The figuration of artists such as Mr. Fischl is once again taken for granted, as it was in the days of Manet and Hopper, but it was not always so. Choosing the figure, as his wife, the painter April Gornik, has chosen the landscape (and how interesting to note their avoidance of each other’s turf), was a radical move in New York art circles. In Mr. Fischl’s case, it helped that he left Long Island, where he grew up, and went to school at Cal Arts in Valencia, Calif., and ended up in Chicago for a while, absorbing movements outside of the mainstream.

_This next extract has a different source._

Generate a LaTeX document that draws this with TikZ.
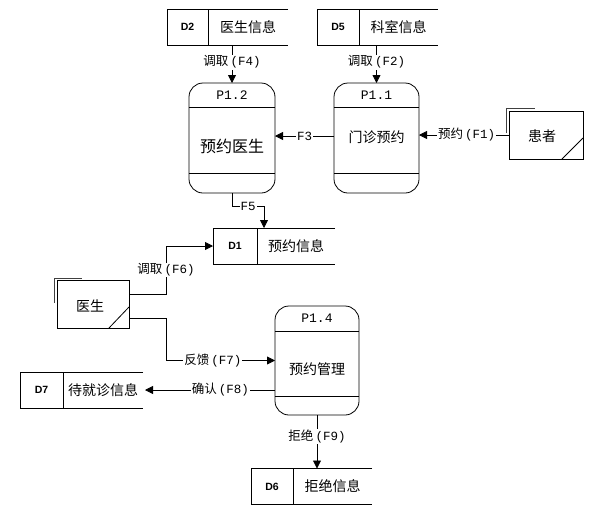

How to focus on the figure without focusing on the figure was the challenge. For Mr. Fischl, his art seems to be a self-conscious act of making the painting about the painter and his choices and proclivities. It is the post-modern twist that allows a figurative artist to achieve relevance and prominence in contemporary art circles. To a jaded audience far removed from the scandal of Manet’s famous paintings “Olympia” and “Dejeuner sur l’herbe,” what sensibilities are left to challenge?

    What makes the Fischl paintings uncomfortable is their darker implications as well as their depictions of sexualized figures in recognizably contemporary settings. It is still the same gambit as Manet’s — using contemporary figures to populate classical academic subject matter and taking the gloss of removed respectability away. And, surprise, it still works.

    Those staying in “the Hamptons” who stroll through the galleries of Guild Hall will, in all likelihood, recognize themselves in those images, not just physically, but in spirit as well. That complicity raises engagement with these works from mere confrontational titillation to a much more meaningful encounter.

    The exhibition is on view through Oct. 14.